• **What the task requires**: Please take the entries below from the first line through the line containing "plt.rcParams['axes.unicode_minus'] = False" and repeat them exactly, leaving out everything after.

• **Input data**:
________________________________________

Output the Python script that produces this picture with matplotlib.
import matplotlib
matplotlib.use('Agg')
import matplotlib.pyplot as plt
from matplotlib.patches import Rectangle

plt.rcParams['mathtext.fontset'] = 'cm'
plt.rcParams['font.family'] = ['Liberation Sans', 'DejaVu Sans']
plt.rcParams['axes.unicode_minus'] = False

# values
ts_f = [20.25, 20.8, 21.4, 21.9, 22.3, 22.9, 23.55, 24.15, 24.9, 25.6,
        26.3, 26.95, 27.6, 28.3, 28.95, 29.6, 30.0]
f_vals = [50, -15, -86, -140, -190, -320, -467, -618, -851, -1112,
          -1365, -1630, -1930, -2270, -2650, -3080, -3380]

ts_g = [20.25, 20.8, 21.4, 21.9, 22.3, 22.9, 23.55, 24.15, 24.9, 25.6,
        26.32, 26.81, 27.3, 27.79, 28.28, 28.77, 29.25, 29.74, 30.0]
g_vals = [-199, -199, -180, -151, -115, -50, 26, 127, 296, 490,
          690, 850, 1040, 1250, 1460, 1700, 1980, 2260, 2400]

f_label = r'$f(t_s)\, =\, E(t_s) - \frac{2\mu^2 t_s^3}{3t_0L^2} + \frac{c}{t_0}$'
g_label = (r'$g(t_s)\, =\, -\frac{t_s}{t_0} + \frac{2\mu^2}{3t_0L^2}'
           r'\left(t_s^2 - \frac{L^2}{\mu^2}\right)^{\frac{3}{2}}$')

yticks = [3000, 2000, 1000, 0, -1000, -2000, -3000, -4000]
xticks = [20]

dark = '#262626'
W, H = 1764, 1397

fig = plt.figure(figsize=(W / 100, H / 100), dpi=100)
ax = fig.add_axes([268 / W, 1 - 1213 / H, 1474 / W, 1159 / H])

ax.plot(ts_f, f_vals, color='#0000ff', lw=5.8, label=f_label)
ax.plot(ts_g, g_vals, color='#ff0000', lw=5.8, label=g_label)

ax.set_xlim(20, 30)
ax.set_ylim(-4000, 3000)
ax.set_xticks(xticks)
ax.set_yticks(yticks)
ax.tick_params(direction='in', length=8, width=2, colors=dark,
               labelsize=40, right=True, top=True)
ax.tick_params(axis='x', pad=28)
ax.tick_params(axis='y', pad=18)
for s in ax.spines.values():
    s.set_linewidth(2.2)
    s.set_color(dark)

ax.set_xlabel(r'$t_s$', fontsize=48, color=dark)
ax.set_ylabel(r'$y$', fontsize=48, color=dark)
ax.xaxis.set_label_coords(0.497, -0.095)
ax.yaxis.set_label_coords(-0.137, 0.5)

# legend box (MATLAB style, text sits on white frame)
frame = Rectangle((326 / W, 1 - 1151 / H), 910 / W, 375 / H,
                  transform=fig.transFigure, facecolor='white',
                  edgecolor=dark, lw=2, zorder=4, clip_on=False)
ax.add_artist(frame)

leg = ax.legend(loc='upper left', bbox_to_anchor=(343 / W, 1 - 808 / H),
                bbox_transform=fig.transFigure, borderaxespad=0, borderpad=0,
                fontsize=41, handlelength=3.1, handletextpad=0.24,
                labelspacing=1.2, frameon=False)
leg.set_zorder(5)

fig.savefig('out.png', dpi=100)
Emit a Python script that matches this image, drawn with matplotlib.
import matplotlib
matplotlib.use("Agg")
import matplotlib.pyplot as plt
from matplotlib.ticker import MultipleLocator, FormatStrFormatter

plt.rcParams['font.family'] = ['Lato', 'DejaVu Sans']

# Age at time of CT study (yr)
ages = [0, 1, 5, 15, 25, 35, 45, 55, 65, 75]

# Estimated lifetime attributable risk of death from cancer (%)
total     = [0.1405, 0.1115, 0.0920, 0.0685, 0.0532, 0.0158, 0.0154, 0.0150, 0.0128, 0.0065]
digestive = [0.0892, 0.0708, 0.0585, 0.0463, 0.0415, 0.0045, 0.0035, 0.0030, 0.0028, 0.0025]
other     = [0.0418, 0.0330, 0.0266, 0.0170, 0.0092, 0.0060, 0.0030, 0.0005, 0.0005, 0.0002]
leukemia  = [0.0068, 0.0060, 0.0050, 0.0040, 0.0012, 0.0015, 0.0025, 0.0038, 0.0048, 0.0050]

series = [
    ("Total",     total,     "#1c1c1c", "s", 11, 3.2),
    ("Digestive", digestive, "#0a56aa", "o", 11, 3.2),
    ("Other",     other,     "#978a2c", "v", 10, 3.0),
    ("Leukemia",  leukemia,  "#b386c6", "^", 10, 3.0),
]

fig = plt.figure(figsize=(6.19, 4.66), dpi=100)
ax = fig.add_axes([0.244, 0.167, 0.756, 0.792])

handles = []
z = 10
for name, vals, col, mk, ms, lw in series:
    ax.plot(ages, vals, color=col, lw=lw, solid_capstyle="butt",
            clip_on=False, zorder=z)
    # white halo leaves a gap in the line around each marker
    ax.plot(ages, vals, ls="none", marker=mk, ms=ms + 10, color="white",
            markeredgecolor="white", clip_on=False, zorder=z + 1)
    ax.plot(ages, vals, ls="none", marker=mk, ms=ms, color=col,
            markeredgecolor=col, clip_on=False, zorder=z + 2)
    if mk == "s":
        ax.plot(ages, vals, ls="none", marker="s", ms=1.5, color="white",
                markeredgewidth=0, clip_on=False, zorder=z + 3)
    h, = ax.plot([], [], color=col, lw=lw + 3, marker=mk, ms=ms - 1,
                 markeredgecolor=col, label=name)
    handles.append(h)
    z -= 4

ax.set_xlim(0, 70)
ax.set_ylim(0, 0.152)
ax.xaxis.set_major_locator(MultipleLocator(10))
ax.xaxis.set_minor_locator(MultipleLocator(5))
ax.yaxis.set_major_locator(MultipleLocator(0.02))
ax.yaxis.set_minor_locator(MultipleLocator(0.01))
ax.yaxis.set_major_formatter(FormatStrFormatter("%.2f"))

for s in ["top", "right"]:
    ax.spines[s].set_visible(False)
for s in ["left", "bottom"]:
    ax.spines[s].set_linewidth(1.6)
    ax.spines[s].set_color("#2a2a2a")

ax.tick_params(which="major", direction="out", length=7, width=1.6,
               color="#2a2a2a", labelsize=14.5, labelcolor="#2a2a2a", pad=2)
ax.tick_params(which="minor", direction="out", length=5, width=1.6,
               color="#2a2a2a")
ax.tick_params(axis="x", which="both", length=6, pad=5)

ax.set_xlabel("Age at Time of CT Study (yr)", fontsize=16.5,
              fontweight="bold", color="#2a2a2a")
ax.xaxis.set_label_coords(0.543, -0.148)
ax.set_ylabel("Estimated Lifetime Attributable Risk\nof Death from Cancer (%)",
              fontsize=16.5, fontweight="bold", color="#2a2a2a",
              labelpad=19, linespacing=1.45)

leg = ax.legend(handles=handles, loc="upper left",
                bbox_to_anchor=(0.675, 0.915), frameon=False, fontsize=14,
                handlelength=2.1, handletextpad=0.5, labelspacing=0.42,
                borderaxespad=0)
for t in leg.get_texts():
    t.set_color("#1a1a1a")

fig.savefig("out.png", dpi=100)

________________________________________

• **Correct result**:
Output the Python script that produces this picture with matplotlib.
import matplotlib
matplotlib.use('Agg')
import matplotlib.pyplot as plt
from matplotlib.patches import Rectangle

plt.rcParams['mathtext.fontset'] = 'cm'
plt.rcParams['font.family'] = ['Liberation Sans', 'DejaVu Sans']
plt.rcParams['axes.unicode_minus'] = False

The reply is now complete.